By the end of this chapter, you should be able to

  • Describe the nine cognate strategies
  • Identify ways to apply these strategies in speaking and writing

The ancient Greek teacher Aristotle identified three types of appeals: logos (logic), ethos (ethics and credibility), and pathos (emotional appeal). These elements in presenting an argument are often applied to oral communication, especially public speaking, but they are also fundamental to good writing.

An additional set of tools  includes “cognate strategies”, or ways of understanding,  developed by Charles Kostelnick and David Rogers (1998). Like rhetorical elements, cognate strategies are techniques for developing an effective argument.

Charles Kostelnick and David Roberts (1998) outline several ways of framing, expressing, and representing a message to an audience. The word “cognate” refers to knowledge, and these strategies are techniques to impart knowledge to your audience. The strategies help the writer, designer, or speaker answer questions like “Does the audience understand how I am arranging my information?” “Am I emphasizing my key points effectively?” and “How does my expression and representation of information contribute to a relationship with the audience?” The cognate strategies can help you to better anticipate and meet your audience’s basic needs.

Aristotle outlined three main forms of rhetorical proof: ethos, logos, and pathos. Ethos involves the speaker or writer’s character and expertise. Logos is the logic —something that will be greatly enhanced by a good organizational plan. Aristotle discussed pathos as the use of emotion as a persuasive element. We don’t always make decisions based on clear thinking. Sometimes we are moved by words, by a scene in a movie, or by other mediated forms of communication.

The cognate strategies are in many ways expressions of Aristotle’s three elements.


From the choice of your words in writing to the choice of your dress in public speaking, you contribute to the tone of your message. Tone conveys feeling.

When you speak, is your voice relaxed, or shaky and nervous? Your voice is like a musical instrument that, when played expressively, fulfills a central role in your ability to communicate your message to your audience. If your voice is shaky, you will communicate anxiety to your audience. How is your tone expressed through your body language? Are your arms straight down and rigid at your sides or crossed in front of you? Your dress, your use of space, and the degree to which you are comfortable with yourself all contribute to the message.
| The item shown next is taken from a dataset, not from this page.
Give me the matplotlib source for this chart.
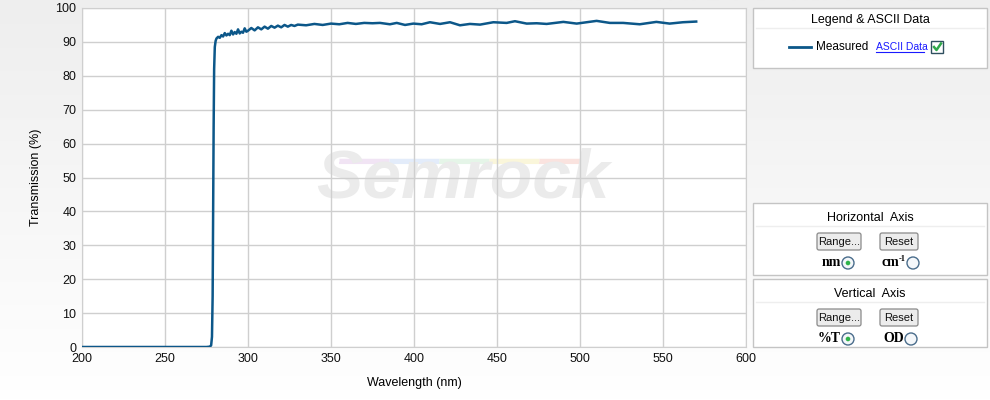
from __future__ import annotations

import matplotlib

matplotlib.use("Agg")
import matplotlib.pyplot as plt
import numpy as np
from matplotlib.patches import Circle, FancyBboxPatch, Rectangle

# measured transmission curve
wavelength_nm = [
    200, 220, 240, 260, 275, 277, 277.8, 278.3, 278.7, 279.0, 279.3, 279.6, 280.0, 280.5,
    281, 282, 283, 284, 285, 286, 287, 288, 289, 290, 291, 292, 293, 294, 295, 296, 297,
    298, 299, 300, 302, 304, 306, 308, 310, 312, 314, 316, 318, 320, 322, 324, 326, 328,
    330, 335, 340, 345, 350, 355, 360, 365, 370, 375, 379.5, 385.5, 389.6, 394.6, 399.6,
    404.6, 409.6, 415.7, 421.7, 427.7, 433.7, 439.8, 447.8, 455.8, 460.8, 467.9, 473.9,
    479.9, 490, 498, 504, 510, 518, 526, 536, 546, 554, 562, 570,
]
transmission_pct = [
    0.0, 0.0, 0.0, 0.0, 0.0, 0.1, 0.5, 3.0, 15.0, 40.0, 65.0, 82.0, 88.5, 90.3,
    91.0, 91.5, 91.2, 92.0, 91.6, 92.6, 91.9, 92.4, 92.0, 93.3, 92.2, 92.9, 92.4, 93.7,
    92.5, 93.0, 92.7, 94.0, 93.0, 93.3, 94.1, 93.4, 94.3, 93.7, 94.5, 93.9, 94.7, 94.2,
    94.8, 94.3, 95.0, 94.5, 95.0, 94.7, 95.1, 94.9, 95.3, 95.0, 95.4, 95.2, 95.6, 95.3,
    95.6, 95.5, 95.6, 95.2, 95.6, 95.0, 95.4, 95.2, 95.8, 95.3, 95.8, 94.9, 95.3, 95.1,
    95.8, 95.6, 96.1, 95.4, 95.5, 95.3, 95.9, 95.4, 95.8, 96.2, 95.6, 95.6, 95.2, 95.9,
    95.4, 95.8, 96.0,
]

x_ticks = [200, 250, 300, 350, 400, 450, 500, 550, 600]
y_ticks = [0, 10, 20, 30, 40, 50, 60, 70, 80, 90, 100]

LINE_COLOR = "#0c5789"
GRID_COLOR = "#cfcfcf"
BORDER = "#c4c4c4"
FONT = "Liberation Sans"

W, H = 990, 400


def px_axes(fig, left, top, right, bottom):
    return fig.add_axes([left / W, 1 - bottom / H, (right - left) / W, (bottom - top) / H])


def draw_button(ax, x0, y0, x1, y1, label):
    ax.add_patch(FancyBboxPatch((x0, y0), x1 - x0, y1 - y0, boxstyle="round,pad=0,rounding_size=2",
                                facecolor="#ececec", edgecolor="#8a8a8a", lw=0.9))
    ax.text((x0 + x1) / 2, (y0 + y1) / 2 + 0.5, label, ha="center", va="center",
            fontsize=8, family=FONT, color="#111111")


def draw_radio(ax, cx, cy, selected):
    ax.add_patch(Circle((cx, cy), 6, facecolor="#f4f7fa", edgecolor="#4a6d8c", lw=1.0))
    if selected:
        ax.add_patch(Circle((cx, cy), 2.3, facecolor="#2fb34a", edgecolor="none"))


def draw_panels(ax):
    # legend box
    ax.add_patch(Rectangle((753, 8), 234, 60, facecolor="white", edgecolor=BORDER, lw=1))
    ax.plot([756, 984], [28, 28], color="#eeeeee", lw=1)
    ax.text(870, 20, "Legend & ASCII Data", ha="center", va="center", fontsize=9, family=FONT)
    ax.plot([789, 811], [47, 47], color=LINE_COLOR, lw=2)
    ax.text(816, 47.5, "Measured", ha="left", va="center", fontsize=8.5, family=FONT)
    ax.text(876, 47, "ASCII Data", ha="left", va="center", fontsize=7.5, family=FONT, color="#1a1aff")
    ax.plot([876, 924], [52, 52], color="#1a1aff", lw=0.8)
    ax.add_patch(Rectangle((931, 41), 12, 12, facecolor="white", edgecolor="#2f4f5f", lw=1))
    ax.plot([934, 936.5, 941], [47, 50, 43.5], color="#2fa84a", lw=1.8)

    # axis control boxes
    for top, bottom, title, labels in [
        (203, 275, "Horizontal  Axis", ("nm", "cm")),
        (279, 347, "Vertical  Axis", ("%T", "OD")),
    ]:
        ax.add_patch(Rectangle((753, top), 234, bottom - top, facecolor="white", edgecolor=BORDER, lw=1))
        ax.plot([756, 984], [top + 23, top + 23], color="#eeeeee", lw=1)
        ax.text(870, top + 15, title, ha="center", va="center", fontsize=9, family=FONT)
        draw_button(ax, 817, top + 30, 861, top + 47, "Range...")
        draw_button(ax, 880, top + 30, 918, top + 47, "Reset")
        cy = top + 60
        ax.text(841, cy, labels[0], ha="right", va="center", fontsize=10, family="Liberation Serif",
                weight="bold")
        draw_radio(ax, 848, cy, True)
        if labels[1] == "cm":
            ax.text(899, cy, "cm", ha="right", va="center", fontsize=10, family="Liberation Serif",
                    weight="bold")
            ax.text(899, cy - 4, "-1", ha="left", va="center", fontsize=6, family="Liberation Serif",
                    weight="bold")
            draw_radio(ax, 913, cy, False)
        else:
            ax.text(904, cy, labels[1], ha="right", va="center", fontsize=10, family="Liberation Serif",
                    weight="bold")
            draw_radio(ax, 911, cy, False)


def main() -> None:
    fig = plt.figure(figsize=(W / 100, H / 100), dpi=100)

    # page background gradient + panel layer in pixel coordinates
    bg = fig.add_axes([0, 0, 1, 1], zorder=0)
    grad = np.linspace(0, 1, 256).reshape(-1, 1)
    bg.imshow(grad, cmap=matplotlib.colors.LinearSegmentedColormap.from_list("bg", ["#eeeeee", "#ffffff"]),
              extent=[0, W, H, 0], aspect="auto")
    bg.set_xlim(0, W)
    bg.set_ylim(H, 0)
    bg.axis("off")
    draw_panels(bg)

    ax = px_axes(fig, 82, 8, 746, 347)
    ax.set_zorder(1)
    ax.set_facecolor("white")
    ax.text(0.573, 0.495, "Semrock", transform=ax.transAxes, ha="center", va="center", fontsize=50,
            family=FONT, weight="bold", style="italic", color="#ebebeb", zorder=0.5)
    stripe_colors = ["#f1e4f4", "#e3ecfa", "#e5f5e8", "#faf6da", "#fae3df"]
    for i, c in enumerate(stripe_colors):
        ax.plot([355 + i * 30, 385 + i * 30], [55.3, 55.3], color=c, lw=2.5, zorder=0.4,
                solid_capstyle="butt")
        ax.plot([355 + i * 30, 385 + i * 30], [54.2, 54.2], color=c, lw=1.5, zorder=0.4,
                solid_capstyle="butt")

    ax.plot(wavelength_nm, transmission_pct, color=LINE_COLOR, lw=1.8, zorder=3)

    ax.set_xlim(200, 600)
    ax.set_ylim(0, 100)
    ax.set_xticks(x_ticks)
    ax.set_yticks(y_ticks)
    ax.grid(True, color=GRID_COLOR, lw=1)
    ax.set_axisbelow(True)
    ax.tick_params(length=0, labelsize=9, pad=4, colors="#111111")
    for lab in ax.get_xticklabels() + ax.get_yticklabels():
        lab.set_family(FONT)
    for s in ax.spines.values():
        s.set_color(GRID_COLOR)
    ax.set_xlabel("Wavelength (nm)", fontsize=9, family=FONT, labelpad=9)
    ax.set_ylabel("Transmission (%)", fontsize=9, family=FONT, labelpad=10)

    fig.savefig("out.png", dpi=100)
    plt.close(fig)


if __name__ == "__main__":
    main()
In written expression, tone is reflected in language choice and design. The decision to use “hi or “dear” in the opening of an email can indicate whether you are establishing a formal relationship or one that is more casual and friendly. Design elements like typeface and format also communicate tone. Because typefaces communicate feelings, the selection of Times New Roman, with its traditional, textbook style look, can convey trustworthiness, while the developers of the modern font Manrope hope to convey creativity, simplicity, and elegance.


If everyone speaks at the same time, it’s hard for anyone to listen. In the same way, if all your points are equally presented, it can be hard to distinguish one from another or to focus on the points that are most important. Consider how you place emphasis—stress, importance, or prominence—on some aspects of your speech or document and how you lessen the impact of others. To use the strategy of emphasis, consider how you link ideas through transitions, how you repeat and rephrase, and how you organize your points for a powerful start and finish.

In writing, emphasis can be achieved through the placement of words within a sentence, through the placement of sentences within a paragraph, and the placement of paragraphs within the document. The last words of a sentence typically have the most emphasis because of the pause created by the full stop that follows. The second strongest placement is at the start of the sentence. Similarly, the first sentence in a paragraph receives strong emphasis, and this emphasis is heightened by the white space created by the line break between paragraphs or after a heading. The organization of the document can also serve to emphasize or diminish paragraphs or sections. Writers often present the weakest points or the counter-arguments in the middle of a document so that the document begins and ends with stronger points.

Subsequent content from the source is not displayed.